____ Dataset rows
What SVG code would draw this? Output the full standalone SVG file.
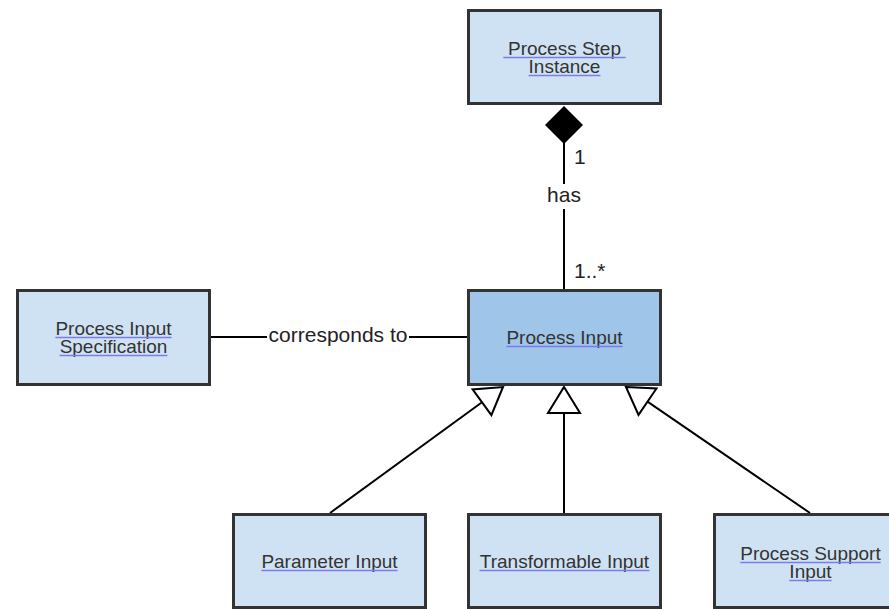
<svg xmlns="http://www.w3.org/2000/svg" width="889" height="609" viewBox="0 0 889 609">
<style>
.box{fill:#cfe2f3;stroke:#333;stroke-width:3}
.main{fill:#9fc5e8}
.t{font-family:"Liberation Sans",Arial,sans-serif;font-size:19px;fill:#333;text-anchor:middle}
.ul{stroke:#7b7bef;stroke-width:1.5}
.c{stroke:#000;stroke-width:2;fill:none}
.lbl{font-family:"Liberation Sans",Arial,sans-serif;font-size:21px;fill:#222}
.bg{fill:#fff}
.gen{fill:#fff;stroke:#000;stroke-width:2;stroke-linejoin:miter}
</style>
<rect width="889" height="609" fill="#fff"/>
<g id="connectors">
  <line class="c" x1="564" y1="140" x2="564" y2="289"/>
  <polygon points="564,106 583,125 564,144 545,125" fill="#000"/>
  <rect class="bg" x="546" y="184" width="36" height="25"/>
  <text class="lbl" x="564" y="202" text-anchor="middle">has</text>
  <text class="lbl" x="574" y="164">1</text>
  <text class="lbl" x="574" y="278">1..*</text>
  <line class="c" x1="210" y1="337" x2="467" y2="337"/>
  <rect class="bg" x="267" y="326" width="142" height="22"/>
  <text class="lbl" x="338" y="342" text-anchor="middle">corresponds to</text>
  <line class="c" x1="330" y1="513" x2="482" y2="402.3"/>
  <polygon class="gen" points="503,387 491.4,415.2 472.6,389.4"/>
  <line class="c" x1="564" y1="513" x2="564" y2="413"/>
  <polygon class="gen" points="564,387 580,413 548,413"/>
  <line class="c" x1="810" y1="513" x2="647.5" y2="401.7"/>
  <polygon class="gen" points="626,387 656.5,388.5 638.5,414.9"/>
</g>
<g id="process-step-instance">
  <rect class="box" x="468.5" y="10.5" width="192" height="93"/>
  <text class="t" x="564.5" y="55">Process Step</text>
  <line class="ul" x1="503.3" y1="57.5" x2="625.7" y2="57.5"/>
  <text class="t" x="564.5" y="73">Instance</text>
  <line class="ul" x1="528.6" y1="75.5" x2="600.4" y2="75.5"/>
</g>
<g id="process-input-specification">
  <rect class="box" x="17.5" y="290.5" width="192" height="94"/>
  <text class="t" x="113.5" y="335">Process Input</text>
  <line class="ul" x1="55.4" y1="337.5" x2="171.6" y2="337.5"/>
  <text class="t" x="113.5" y="353">Specification</text>
  <line class="ul" x1="59.6" y1="355.5" x2="167.4" y2="355.5"/>
</g>
<g id="process-input">
  <rect class="box main" x="468.5" y="290.5" width="192" height="94"/>
  <text class="t" x="564.5" y="344">Process Input</text>
  <line class="ul" x1="506.4" y1="346.5" x2="622.6" y2="346.5"/>
</g>
<g id="parameter-input">
  <rect class="box" x="233.5" y="514.5" width="192" height="93"/>
  <text class="t" x="329.5" y="568">Parameter Input</text>
  <line class="ul" x1="261.4" y1="570.5" x2="397.6" y2="570.5"/>
</g>
<g id="transformable-input">
  <rect class="box" x="468.5" y="514.5" width="192" height="93"/>
  <text class="t" x="564.5" y="568">Transformable Input</text>
  <line class="ul" x1="479.5" y1="570.5" x2="649.5" y2="570.5"/>
</g>
<g id="process-support-input">
  <rect class="box" x="714.5" y="514.5" width="192" height="93"/>
  <text class="t" x="810.5" y="560">Process Support</text>
  <line class="ul" x1="740.3" y1="562.5" x2="880.7" y2="562.5"/>
  <text class="t" x="810.5" y="578">Input</text>
  <line class="ul" x1="789.4" y1="580.5" x2="831.6" y2="580.5"/>
</g>
</svg>
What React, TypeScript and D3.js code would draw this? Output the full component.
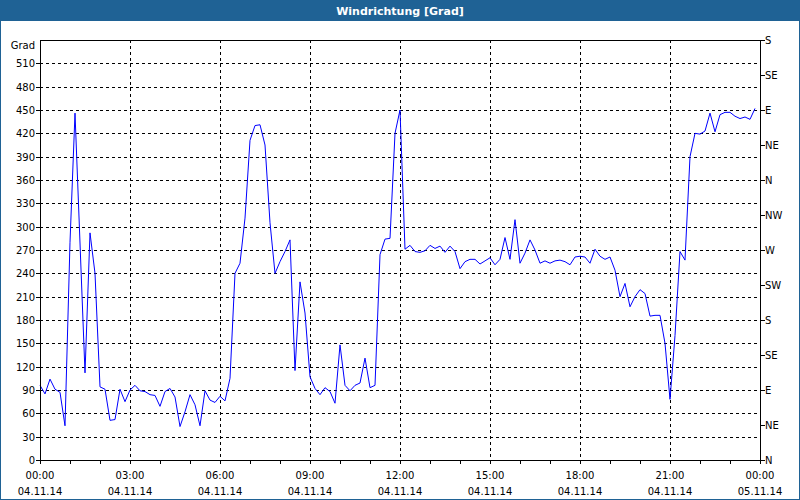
________
• [Your task]:
Repeat the listing in full and exactly. Leave any pictures out.

• [Result of the exercise]:
What SVG code would draw this? Output the full standalone SVG file.
<svg xmlns="http://www.w3.org/2000/svg" width="889" height="609" viewBox="0 0 889 609">
<style>
.box{fill:#cfe2f3;stroke:#333;stroke-width:3}
.main{fill:#9fc5e8}
.t{font-family:"Liberation Sans",Arial,sans-serif;font-size:19px;fill:#333;text-anchor:middle}
.ul{stroke:#7b7bef;stroke-width:1.5}
.c{stroke:#000;stroke-width:2;fill:none}
.lbl{font-family:"Liberation Sans",Arial,sans-serif;font-size:21px;fill:#222}
.bg{fill:#fff}
.gen{fill:#fff;stroke:#000;stroke-width:2;stroke-linejoin:miter}
</style>
<rect width="889" height="609" fill="#fff"/>
<g id="connectors">
  <line class="c" x1="564" y1="140" x2="564" y2="289"/>
  <polygon points="564,106 583,125 564,144 545,125" fill="#000"/>
  <rect class="bg" x="546" y="184" width="36" height="25"/>
  <text class="lbl" x="564" y="202" text-anchor="middle">has</text>
  <text class="lbl" x="574" y="164">1</text>
  <text class="lbl" x="574" y="278">1..*</text>
  <line class="c" x1="210" y1="337" x2="467" y2="337"/>
  <rect class="bg" x="267" y="326" width="142" height="22"/>
  <text class="lbl" x="338" y="342" text-anchor="middle">corresponds to</text>
  <line class="c" x1="330" y1="513" x2="482" y2="402.3"/>
  <polygon class="gen" points="503,387 491.4,415.2 472.6,389.4"/>
  <line class="c" x1="564" y1="513" x2="564" y2="413"/>
  <polygon class="gen" points="564,387 580,413 548,413"/>
  <line class="c" x1="810" y1="513" x2="647.5" y2="401.7"/>
  <polygon class="gen" points="626,387 656.5,388.5 638.5,414.9"/>
</g>
<g id="process-step-instance">
  <rect class="box" x="468.5" y="10.5" width="192" height="93"/>
  <text class="t" x="564.5" y="55">Process Step</text>
  <line class="ul" x1="503.3" y1="57.5" x2="625.7" y2="57.5"/>
  <text class="t" x="564.5" y="73">Instance</text>
  <line class="ul" x1="528.6" y1="75.5" x2="600.4" y2="75.5"/>
</g>
<g id="process-input-specification">
  <rect class="box" x="17.5" y="290.5" width="192" height="94"/>
  <text class="t" x="113.5" y="335">Process Input</text>
  <line class="ul" x1="55.4" y1="337.5" x2="171.6" y2="337.5"/>
  <text class="t" x="113.5" y="353">Specification</text>
  <line class="ul" x1="59.6" y1="355.5" x2="167.4" y2="355.5"/>
</g>
<g id="process-input">
  <rect class="box main" x="468.5" y="290.5" width="192" height="94"/>
  <text class="t" x="564.5" y="344">Process Input</text>
  <line class="ul" x1="506.4" y1="346.5" x2="622.6" y2="346.5"/>
</g>
<g id="parameter-input">
  <rect class="box" x="233.5" y="514.5" width="192" height="93"/>
  <text class="t" x="329.5" y="568">Parameter Input</text>
  <line class="ul" x1="261.4" y1="570.5" x2="397.6" y2="570.5"/>
</g>
<g id="transformable-input">
  <rect class="box" x="468.5" y="514.5" width="192" height="93"/>
  <text class="t" x="564.5" y="568">Transformable Input</text>
  <line class="ul" x1="479.5" y1="570.5" x2="649.5" y2="570.5"/>
</g>
<g id="process-support-input">
  <rect class="box" x="714.5" y="514.5" width="192" height="93"/>
  <text class="t" x="810.5" y="560">Process Support</text>
  <line class="ul" x1="740.3" y1="562.5" x2="880.7" y2="562.5"/>
  <text class="t" x="810.5" y="578">Input</text>
  <line class="ul" x1="789.4" y1="580.5" x2="831.6" y2="580.5"/>
</g>
</svg>
What React, TypeScript and D3.js code would draw this? Output the full component.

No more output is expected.